Terraform excels at declaratively defining and provisioning cloud resources. But as the complexity of the infrastructure scales, so does the complexity of the Terraform scripts.

Thus, we’ve seen many times teams spending more time managing Terraform configurations than focusing on delivering value from their data products. And it’s not because of Terraform itself, it’s just the nail to hammer is sometimes a tad too big.

Simply put, when you layer in complex integrations with services like GCP, Snowflake, and fully orchestrated pipelines, custom Terraform code can quickly become overwhelming.

While Terraform offers modularity and reusability through modules, this can still result in vast amounts of code—particularly when accommodating unique environments and specific needs of multiple domains. Managing, maintaining, and debugging this vast array of scripts soon becomes a pain point.

When teams need to focus on their core data product work, maintaining large amounts of custom Terraform code can slow them down, create bottlenecks, and introduce the risk of human error.

The Promise of DSL: Simplification and Abstraction

The beauty of a higher-level Domain-Specific Language (DSL) lies in its abstraction capabilities. Rather than defining infrastructure in Vanilla Terraform, a DSL presents an easier, more streamlined way to provision resources. For example, in the case of our setup, an orchestrated pipeline integrated with a DSL automates the resource provisioning for GCP and Snowflake, effectively eliminating the need for custom Terraform scripts.
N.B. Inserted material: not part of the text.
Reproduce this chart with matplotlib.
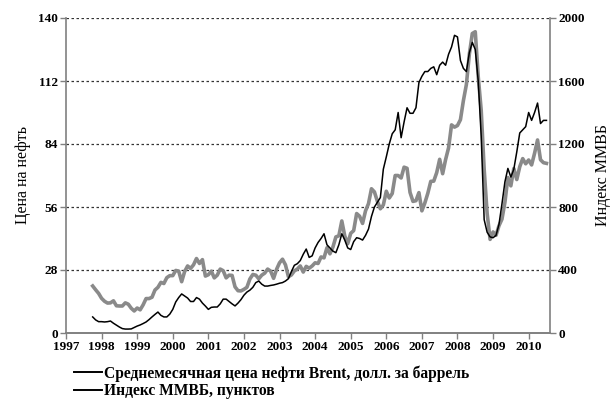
import numpy as np
import matplotlib
matplotlib.use('Agg')
import matplotlib.pyplot as plt
from matplotlib.lines import Line2D

plt.rcParams['font.family'] = ['Liberation Serif', 'DejaVu Serif']

# monthly data, Oct 1997 .. Jul 2010
start_year = 1997 + 9 / 12

brent = [
    20.9, 19.2, 17.6,
    15.4, 14.1, 13.3, 13.4, 14.3, 12.1, 12.0, 12.0, 13.4, 12.8, 11.0, 9.8,
    11.1, 10.3, 12.5, 15.3, 15.3, 15.9, 19.1, 20.3, 22.5, 22.0, 24.6, 25.5,
    25.5, 27.8, 27.5, 22.8, 27.3, 29.8, 28.7, 30.3, 33.1, 30.9, 32.6, 25.3,
    25.9, 27.5, 24.5, 25.7, 28.4, 27.7, 24.5, 25.7, 25.6, 20.5, 18.8, 18.7,
    19.4, 20.3, 24.0, 26.0, 25.7, 24.1, 25.7, 26.6, 28.4, 27.5, 24.3, 28.3,
    31.2, 32.8, 30.3, 25.0, 25.8, 27.6, 28.4, 29.8, 27.1, 29.6, 28.8, 29.8,
    31.2, 30.9, 33.8, 33.4, 37.9, 35.2, 38.2, 42.7, 43.2, 49.8, 43.1, 39.7,
    44.3, 45.5, 53.1, 51.9, 48.7, 54.3, 57.5, 64.1, 62.7, 58.5, 55.2, 56.9,
    63.0, 60.0, 62.0, 70.0, 70.0, 68.9, 73.7, 73.2, 62.5, 58.5, 58.8, 62.4,
    54.3, 57.8, 62.1, 67.4, 67.5, 71.3, 77.2, 70.8, 77.1, 82.3, 92.5, 91.5,
    92.2, 94.8, 103.3, 110.4, 123.9, 133.1, 133.9, 113.9, 99.1, 72.8, 53.2, 41.6,
    44.9, 43.4, 47.7, 50.6, 58.1, 69.1, 65.4, 73.1, 68.2, 73.9, 77.5, 75.2,
    76.9, 74.7, 79.9, 85.8, 77.0, 75.7, 75.4,
]

micex = [
    102, 83, 72,
    72, 70, 72, 76, 62, 50, 38, 28, 25, 25, 26, 35,
    44, 51, 60, 70, 85, 102, 118, 133, 112, 102, 102, 120,
    150, 197, 225, 248, 235, 222, 200, 200, 225, 215, 190, 171,
    150, 163, 165, 165, 185, 215, 215, 200, 185, 172, 190, 212,
    240, 260, 272, 290, 320, 330, 310, 298, 298, 302, 305, 310,
    316, 320, 330, 345, 390, 430, 440, 460, 500, 533, 480, 490,
    540, 575, 600, 630, 560, 540, 520, 510, 560, 630, 590, 540,
    530, 580, 605, 600, 590, 620, 660, 740, 800, 830, 860, 1040,
    1118, 1200, 1265, 1290, 1400, 1240, 1340, 1430, 1395, 1395, 1430, 1590,
    1630, 1660, 1660, 1680, 1690, 1640, 1700, 1720, 1700, 1770, 1816, 1890,
    1880, 1730, 1680, 1660, 1780, 1845, 1800, 1600, 1250, 720, 640, 610,
    605, 620, 690, 820, 960, 1045, 990, 1040, 1150, 1270, 1290, 1310,
    1400, 1350, 1400, 1460, 1330, 1350, 1350,
]

years = list(range(1997, 2011))
left_ticks = [0, 28, 56, 84, 112, 140]
right_ticks = [0, 400, 800, 1200, 1600, 2000]

t = start_year + np.arange(len(brent)) / 12

fig = plt.figure(figsize=(6.11, 3.99), dpi=100)
ax = fig.add_axes([66 / 611, 1 - 333 / 399, (550 - 66) / 611, (333 - 18) / 399])
ax2 = ax.twinx()

ax.plot(t, brent, color='#8a8a8a', lw=2.6, zorder=2)
ax2.plot(t[:len(micex)], micex, color='black', lw=1.1, zorder=3)

ax.set_xlim(1997, 2010.6)
ax.set_ylim(0, 140)
ax2.set_ylim(0, 2000)
ax.set_xticks(years)
ax.set_xticklabels([str(y) for y in years])
ax.set_yticks(left_ticks)
ax2.set_yticks(right_ticks)

for y in left_ticks[1:]:
    ax.axhline(y, color='#333333', lw=0.9, ls=(0, (2, 2)), zorder=1)

for a in (ax, ax2):
    a.spines['top'].set_visible(False)
    for s in ('left', 'right', 'bottom'):
        a.spines[s].set_color('#808080')
        a.spines[s].set_linewidth(1.2)
    a.tick_params(length=4, width=1, color='#808080', labelsize=9.5, pad=2)
    for lab in a.get_xticklabels() + a.get_yticklabels():
        lab.set_fontweight('bold')
ax2.spines['left'].set_visible(False)
ax.spines['right'].set_visible(False)

ax.set_ylabel('Цена на нефть', fontsize=11.5, labelpad=5)
ax2.set_ylabel('Индекс ММВБ', fontsize=11.5, labelpad=7)

handles = [Line2D([], [], color='black', lw=1.4), Line2D([], [], color='black', lw=1.4)]
labels = ['Среднемесячная цена нефти Brent, долл. за баррель', 'Индекс ММВБ, пунктов']
fig.legend(handles, labels, loc='upper left', bbox_to_anchor=(74 / 611, 1 - 365 / 399),
           frameon=False, handlelength=1.8, handletextpad=0.1,
           labelspacing=0.1, borderaxespad=0, borderpad=0,
           prop={'weight': 'bold', 'size': 11.2})

fig.savefig('out.png', dpi=100)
Ultimately, the DSL serves as a high-level abstraction, but behind the scenes, it is eventually translated into Terraform. While the initial setup takes some extra effort spent on conversion, the generated Terraform code is solid and well-tested, so the data teams don’t need to worry about the underlying complexity.
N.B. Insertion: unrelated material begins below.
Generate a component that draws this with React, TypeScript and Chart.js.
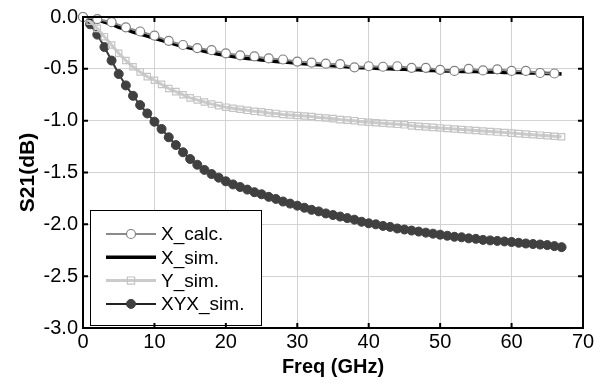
import React, { useEffect, useRef } from "react";
import { Chart, registerables } from "chart.js";

Chart.register(...registerables);

// ---- data ----
const freqCalc = [0, 2, 4, 6, 8, 10, 12, 14, 16, 18, 20, 22, 24, 26, 28, 30, 32, 34, 36, 38, 40, 42, 44, 46, 48, 50, 52, 54, 56, 58, 60, 62, 64, 66];
const xCalc = [0, -0.02, -0.05, -0.1, -0.14, -0.18, -0.23, -0.27, -0.3, -0.32, -0.35, -0.37, -0.38, -0.4, -0.41, -0.43, -0.44, -0.45, -0.455, -0.485, -0.475, -0.48, -0.475, -0.49, -0.49, -0.51, -0.52, -0.5, -0.515, -0.505, -0.52, -0.52, -0.54, -0.545];

const freqSim = [0, 1, 2, 3, 4, 5, 6, 7, 8, 9, 10, 11, 12, 13, 14, 15, 16, 17, 18, 19, 20, 21, 22, 23, 24, 25, 26, 27, 28, 29, 30, 31, 32, 33, 34, 35, 36, 37, 38, 39, 40, 41, 42, 43, 44, 45, 46, 47, 48, 49, 50, 51, 52, 53, 54, 55, 56, 57, 58, 59, 60, 61, 62, 63, 64, 65, 66, 67];
const xSim = [0, -0.01, -0.03, -0.05, -0.07, -0.1, -0.12, -0.145, -0.165, -0.185, -0.205, -0.225, -0.245, -0.265, -0.285, -0.3, -0.315, -0.33, -0.345, -0.36, -0.37, -0.38, -0.39, -0.4, -0.405, -0.415, -0.42, -0.43, -0.435, -0.44, -0.445, -0.45, -0.455, -0.46, -0.465, -0.47, -0.475, -0.48, -0.485, -0.49, -0.49, -0.495, -0.5, -0.5, -0.505, -0.505, -0.51, -0.51, -0.515, -0.515, -0.52, -0.52, -0.52, -0.525, -0.525, -0.525, -0.53, -0.53, -0.53, -0.535, -0.535, -0.535, -0.54, -0.54, -0.54, -0.545, -0.545, -0.55];
const ySim = [0, -0.04, -0.11, -0.19, -0.27, -0.35, -0.42, -0.48, -0.53, -0.575, -0.61, -0.65, -0.69, -0.72, -0.75, -0.78, -0.8, -0.82, -0.84, -0.855, -0.87, -0.88, -0.89, -0.9, -0.91, -0.915, -0.925, -0.93, -0.94, -0.945, -0.95, -0.955, -0.96, -0.97, -0.975, -0.98, -0.99, -0.995, -1.0, -1.01, -1.015, -1.02, -1.025, -1.03, -1.035, -1.04, -1.05, -1.055, -1.06, -1.065, -1.07, -1.075, -1.08, -1.085, -1.09, -1.095, -1.1, -1.105, -1.11, -1.115, -1.12, -1.125, -1.13, -1.135, -1.14, -1.145, -1.15, -1.155];
const xyxSim = [0, -0.07, -0.17, -0.29, -0.42, -0.55, -0.66, -0.76, -0.85, -0.93, -1.01, -1.08, -1.16, -1.235, -1.305, -1.37, -1.425, -1.475, -1.515, -1.55, -1.585, -1.615, -1.64, -1.665, -1.69, -1.71, -1.735, -1.755, -1.78, -1.8, -1.82, -1.84, -1.86, -1.875, -1.895, -1.91, -1.925, -1.94, -1.955, -1.975, -1.99, -2.0, -2.015, -2.025, -2.04, -2.05, -2.06, -2.07, -2.08, -2.09, -2.1, -2.11, -2.12, -2.125, -2.135, -2.14, -2.15, -2.155, -2.16, -2.165, -2.17, -2.178, -2.185, -2.19, -2.195, -2.2, -2.21, -2.22];

const seriesNames = ["X_calc.", "X_sim.", "Y_sim.", "XYX_sim."];
const xTitle = "Freq (GHz)";
const yTitle = "S21(dB)";

const FONT = "'Liberation Sans', Arial, Helvetica, sans-serif";

const pts = (xs: number[], ys: number[]) => xs.map((x, i) => ({ x, y: ys[i] }));

const legendPlugin = {
  id: "boxLegend",
  afterDatasetsDraw(chart: any) {
    const { ctx, chartArea } = chart;
    const bx = chartArea.left + 7;
    const by = chartArea.top + 193;
    const bw = 171;
    const bh = chartArea.bottom - 3 - by;
    ctx.save();
    ctx.fillStyle = "#ffffff";
    ctx.fillRect(bx, by, bw, bh);
    ctx.strokeStyle = "#000";
    ctx.lineWidth = 1;
    ctx.strokeRect(bx + 0.5, by + 0.5, bw, bh);
    const dsets = chart.data.datasets;
    dsets.forEach((ds: any, i: number) => {
      const cy = by + 24 + i * 23.3;
      const x0 = bx + 16;
      const x1 = bx + 66;
      ctx.strokeStyle = ds.legendLine || ds.borderColor;
      ctx.lineWidth = ds.borderWidth;
      ctx.beginPath();
      ctx.moveTo(x0, cy);
      ctx.lineTo(x1, cy);
      ctx.stroke();
      if (ds.pointRadius > 0) {
        const mx = (x0 + x1) / 2;
        const r = ds.pointRadius;
        ctx.fillStyle = ds.pointBackgroundColor;
        ctx.strokeStyle = ds.pointBorderColor;
        ctx.lineWidth = ds.pointBorderWidth;
        ctx.beginPath();
        if (ds.pointStyle === "rect") {
          ctx.rect(mx - r * 0.8, cy - r * 0.8, r * 1.6, r * 1.6);
        } else {
          ctx.arc(mx, cy, r, 0, Math.PI * 2);
        }
        ctx.fill();
        ctx.stroke();
      }
      ctx.fillStyle = "#000";
      ctx.font = `19px ${FONT}`;
      ctx.textBaseline = "middle";
      ctx.textAlign = "left";
      ctx.fillText(ds.label, x1 + 5, cy + 1);
    });
    ctx.restore();
  },
};

const frameTicksPlugin = {
  id: "frameTicks",
  afterDraw(chart: any) {
    const { ctx, chartArea, scales } = chart;
    const { left, right, top, bottom } = chartArea;
    const len = 5;
    ctx.save();
    ctx.strokeStyle = "#000";
    ctx.lineWidth = 2;
    ctx.beginPath();
    scales.x.ticks.forEach((t: any) => {
      const px = scales.x.getPixelForValue(t.value);
      ctx.moveTo(px, bottom);
      ctx.lineTo(px, bottom - len);
      ctx.moveTo(px, top);
      ctx.lineTo(px, top + len);
    });
    scales.y.ticks.forEach((t: any) => {
      const py = scales.y.getPixelForValue(t.value);
      ctx.moveTo(left, py);
      ctx.lineTo(left + len, py);
      ctx.moveTo(right, py);
      ctx.lineTo(right - len, py);
    });
    ctx.stroke();
    ctx.strokeRect(left, top, right - left, bottom - top);
    ctx.restore();
  },
};

export default function App() {
  const ref = useRef<HTMLCanvasElement | null>(null);
  useEffect(() => {
    if (!ref.current) return;
    const chart = new Chart(ref.current, {
      type: "line",
      data: {
        datasets: [
          {
            label: seriesNames[0],
            data: pts(freqCalc, xCalc),
            borderColor: "#8a8a8a",
            borderWidth: 2,
            pointRadius: 4.5,
            pointStyle: "circle",
            pointBackgroundColor: "#ffffff",
            pointBorderColor: "#808080",
            pointBorderWidth: 1.2,
            tension: 0,
          },
          {
            label: seriesNames[1],
            data: pts(freqSim, xSim),
            borderColor: "#000000",
            borderWidth: 3.5,
            pointRadius: 0,
            tension: 0,
          },
          {
            label: seriesNames[2],
            data: pts(freqSim, ySim),
            borderColor: "#cbcbcb",
            borderWidth: 3,
            pointRadius: 4.5,
            pointStyle: "rect",
            pointBackgroundColor: "rgba(255,255,255,0)",
            pointBorderColor: "#c4c4c4",
            pointBorderWidth: 1.2,
            tension: 0,
          },
          {
            label: seriesNames[3],
            data: pts(freqSim, xyxSim),
            borderColor: "#3a3a3a",
            legendLine: "#222222",
            borderWidth: 2,
            pointRadius: 4.5,
            pointStyle: "circle",
            pointBackgroundColor: "#404040",
            pointBorderColor: "#404040",
            pointBorderWidth: 1,
            tension: 0,
          } as any,
        ],
      },
      options: {
        responsive: false,
        animation: false,
        clip: false as any,
        layout: { padding: { left: 0, top: 14, right: 30, bottom: 0 } },
        plugins: { legend: { display: false }, tooltip: { enabled: false } },
        scales: {
          x: {
            type: "linear",
            min: 0,
            max: 70,
            afterFit: (s: any) => { s.height = 57; },
            ticks: { stepSize: 10, color: "#000", font: { size: 20, family: FONT }, padding: 2, maxRotation: 0 },
            grid: { color: "#d2d2d2", lineWidth: 1, drawTicks: false },
            border: { display: false },
            title: { display: true, text: xTitle, color: "#000", font: { size: 20, weight: "bold", family: FONT }, padding: { top: 0, bottom: 6 } },
          },
          y: {
            type: "linear",
            min: -3,
            max: 0,
            afterFit: (s: any) => { s.width = 83; },
            ticks: { stepSize: 0.5, color: "#000", font: { size: 20, family: FONT }, padding: 5, callback: (v: any) => Number(v).toFixed(1) },
            grid: { color: "#d2d2d2", lineWidth: 1, drawTicks: false },
            border: { display: false },
            title: { display: true, text: yTitle, color: "#000", font: { size: 21, weight: "bold", family: FONT }, padding: { top: 16, bottom: 0 } },
          },
        },
      },
      plugins: [legendPlugin, frameTicksPlugin],
    });
    return () => chart.destroy();
  }, []);
  return (
    <div style={{ position: "fixed", left: 0, top: 0, width: 613, height: 385, background: "#fff" }}>
      <canvas ref={ref} width={613} height={385} style={{ display: "block" }} />
    </div>
  );
}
With this approach, teams are no longer required to develop and manage custom Terraform code for every new resource or environment. Instead, the DSL simplifies the most common provisioning tasks into readable, maintainable commands tailored to their needs. This not only speeds up the process but also ensures that the infrastructure follows best practices out of the box.

Moreover, integrating this DSL with a Continuous Integration/Continuous Deployment (CI/CD) pipeline further streamlines the workflow. The teams can focus on building their data products while the infrastructure pieces fall into place automatically. In this sense, the DSL transforms infrastructure management from a complex, time-consuming task into a simplified, automated process that can be handled efficiently, even by non-infrastructure experts.

Data Mesh With DSL-Driven Infrastructure

Cross-Domain Access and Integration

Another significant advantage of leveraging a DSL in a data mesh architecture is the ease of cross-domain data product access and integration. When each team is using a common, streamlined language to provision resources, the complexity of interacting with resources managed by other domains diminishes.

This fosters collaboration and promotes seamless data product querying and integration across domains, which is crucial in a data mesh architecture. The platform can also monitor and document these interactions, ensuring that teams have visibility into how their data products are being used in the broader ecosystem.

Terraform as a Tool, Not the Solution

This is not to say that Terraform doesn’t have its place—it absolutely does. However, it should be viewed as one tool in a broader toolkit rather than the sole solution for managing infrastructure. By leaning heavily on a DSL for common provisioning tasks, teams can avoid being bogged down by the intricate details that Terraform often requires.

The Initial Effort of Defining Components and Parameters

For the record: before teams can fully leverage the benefits of a DSL, there is a significant upfront effort required. It's crucial to first define all available components and parameters that the product teams will be working with. This step is critical to ensure that teams know exactly what resources and infrastructure they can create, making the self-serve model effective.

While this initial setup can be time-consuming and requires careful planning, it pays off in the long run. By clearly specifying the available infrastructure components, teams are empowered with the knowledge and tools they need to manage their own data products efficiently. Although this setup phase can be resource-intensive, it's a foundational investment that enables scalability and autonomy across the organization.

DSL over Terraform Custom Code

So, Terraform or Terraterror? The answer lies in understanding the context in which your teams operate. For organizations embracing the data mesh paradigm, where decentralization, autonomy, and flexibility are key, a DSL can offer a more efficient, user-friendly, and scalable way to manage infrastructure than the labyrinth of custom Terraform scripts. By abstracting away the complexity and reducing the burden of infrastructure management, a DSL empowers teams to focus on what matters most: building and improving their data products.

High time to reconsider the role Terraform plays in modern data teams? You decide, but for sure do yourself a favor & explore the advantages of DSLs in a world where infrastructure management should enable, not hinder, innovation.